** What is asked **
Write the data below out exactly as it stands. Do not include the pictures.
════════════════
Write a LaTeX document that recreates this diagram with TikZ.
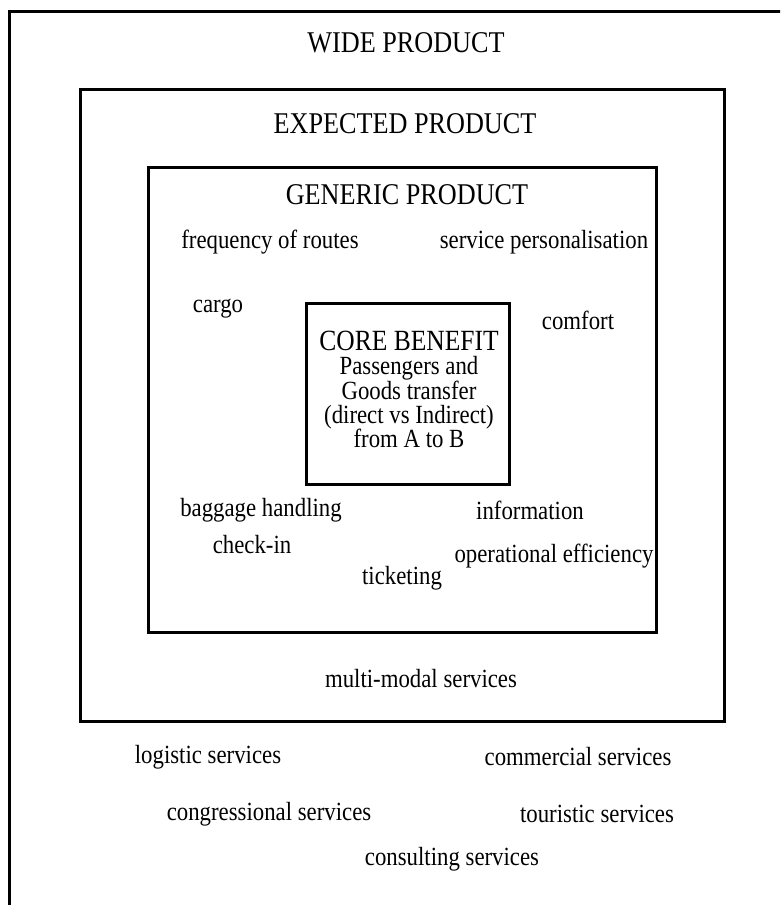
\documentclass[tikz,border=0pt]{standalone}
\usepackage{fontspec}
\setmainfont{Liberation Serif}
\usepackage{graphicx}
\newcommand{\tx}[1]{\scalebox{1}[1.15]{#1}}
\begin{document}
\begin{tikzpicture}[x=1pt,y=-1pt,
  box/.style={draw=black,line width=3pt,inner sep=0pt,outer sep=0pt},
  lbl/.style={inner sep=0pt,font=\fontsize{22.8}{24.3}\selectfont},
  big/.style={inner sep=0pt,font=\fontsize{26.2}{28}\selectfont}]
\useasboundingbox (0,0) rectangle (780,905);
\fill[white] (0,0) rectangle (780,905);
\begin{scope}
\clip (0,0) rectangle (780,905);
\coordinate (o1) at (9,930);
\coordinate (o2) at (9,11);
\coordinate (o3) at (800,11);
\draw[box,line cap=rect] (o1) -- (o2) -- (o3);
\end{scope}
\node[box,minimum width=644pt,minimum height=632pt] (exp) at (402,405) {};
\node[box,minimum width=508pt,minimum height=465pt] (gen) at (402,399.5) {};
\node[box,minimum width=203pt,minimum height=181pt] (core) at (407.5,393.5) {};

\node[big] (wide) at (406,43) {\tx{WIDE PRODUCT}};
\node[big] (expt) at (405,124) {\tx{EXPECTED PRODUCT}};
\node[big] (gent) at (407,195) {\tx{GENERIC PRODUCT}};

\node[lbl,align=center,anchor=north] (coret) at (409,331)
  {{\fontsize{25.5}{24.3}\selectfont\tx{CORE BENEFIT}}\\
   \tx{Passengers and}\\
   \tx{Goods transfer}\\
   \tx{(direct vs Indirect)}\\
   \tx{from A to B}};

\node[lbl] (freq) at (270,242) {\tx{frequency of routes}};
\node[lbl] (pers) at (544,242) {\tx{service personalisation}};
\node[lbl] (cargo) at (218,309) {\tx{cargo}};
\node[lbl] (comf) at (578,320) {\tx{comfort}};
\node[lbl] (bagg) at (261,510) {\tx{baggage handling}};
\node[lbl] (info) at (530,510) {\tx{information}};
\node[lbl] (chk) at (252,545) {\tx{check-in}};
\node[lbl] (oper) at (554,556) {\tx{operational efficiency}};
\node[lbl] (tick) at (402,578) {\tx{ticketing}};

\node[lbl] (mm) at (421,679) {\tx{multi-modal services}};
\node[lbl] (logi) at (208,757) {\tx{logistic services}};
\node[lbl] (comm) at (578,757) {\tx{commercial services}};
\node[lbl] (cong) at (269,814) {\tx{congressional services}};
\node[lbl] (tour) at (597,814) {\tx{touristic services}};
\node[lbl] (cons) at (452,859) {\tx{consulting services}};
\end{tikzpicture}
\end{document}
════════════════
** Reply **
Write a LaTeX document that recreates this diagram with TikZ.
\documentclass[tikz,border=0pt]{standalone}
\usepackage{fontspec}
\setmainfont{Liberation Serif}
\usepackage{graphicx}
\newcommand{\tx}[1]{\scalebox{1}[1.15]{#1}}
\begin{document}
\begin{tikzpicture}[x=1pt,y=-1pt,
  box/.style={draw=black,line width=3pt,inner sep=0pt,outer sep=0pt},
  lbl/.style={inner sep=0pt,font=\fontsize{22.8}{24.3}\selectfont},
  big/.style={inner sep=0pt,font=\fontsize{26.2}{28}\selectfont}]
\useasboundingbox (0,0) rectangle (780,905);
\fill[white] (0,0) rectangle (780,905);
\begin{scope}
\clip (0,0) rectangle (780,905);
\coordinate (o1) at (9,930);
\coordinate (o2) at (9,11);
\coordinate (o3) at (800,11);
\draw[box,line cap=rect] (o1) -- (o2) -- (o3);
\end{scope}
\node[box,minimum width=644pt,minimum height=632pt] (exp) at (402,405) {};
\node[box,minimum width=508pt,minimum height=465pt] (gen) at (402,399.5) {};
\node[box,minimum width=203pt,minimum height=181pt] (core) at (407.5,393.5) {};

\node[big] (wide) at (406,43) {\tx{WIDE PRODUCT}};
\node[big] (expt) at (405,124) {\tx{EXPECTED PRODUCT}};
\node[big] (gent) at (407,195) {\tx{GENERIC PRODUCT}};

\node[lbl,align=center,anchor=north] (coret) at (409,331)
  {{\fontsize{25.5}{24.3}\selectfont\tx{CORE BENEFIT}}\\
   \tx{Passengers and}\\
   \tx{Goods transfer}\\
   \tx{(direct vs Indirect)}\\
   \tx{from A to B}};

\node[lbl] (freq) at (270,242) {\tx{frequency of routes}};
\node[lbl] (pers) at (544,242) {\tx{service personalisation}};
\node[lbl] (cargo) at (218,309) {\tx{cargo}};
\node[lbl] (comf) at (578,320) {\tx{comfort}};
\node[lbl] (bagg) at (261,510) {\tx{baggage handling}};
\node[lbl] (info) at (530,510) {\tx{information}};
\node[lbl] (chk) at (252,545) {\tx{check-in}};
\node[lbl] (oper) at (554,556) {\tx{operational efficiency}};
\node[lbl] (tick) at (402,578) {\tx{ticketing}};

\node[lbl] (mm) at (421,679) {\tx{multi-modal services}};
\node[lbl] (logi) at (208,757) {\tx{logistic services}};
\node[lbl] (comm) at (578,757) {\tx{commercial services}};
\node[lbl] (cong) at (269,814) {\tx{congressional services}};
\node[lbl] (tour) at (597,814) {\tx{touristic services}};
\node[lbl] (cons) at (452,859) {\tx{consulting services}};
\end{tikzpicture}
\end{document}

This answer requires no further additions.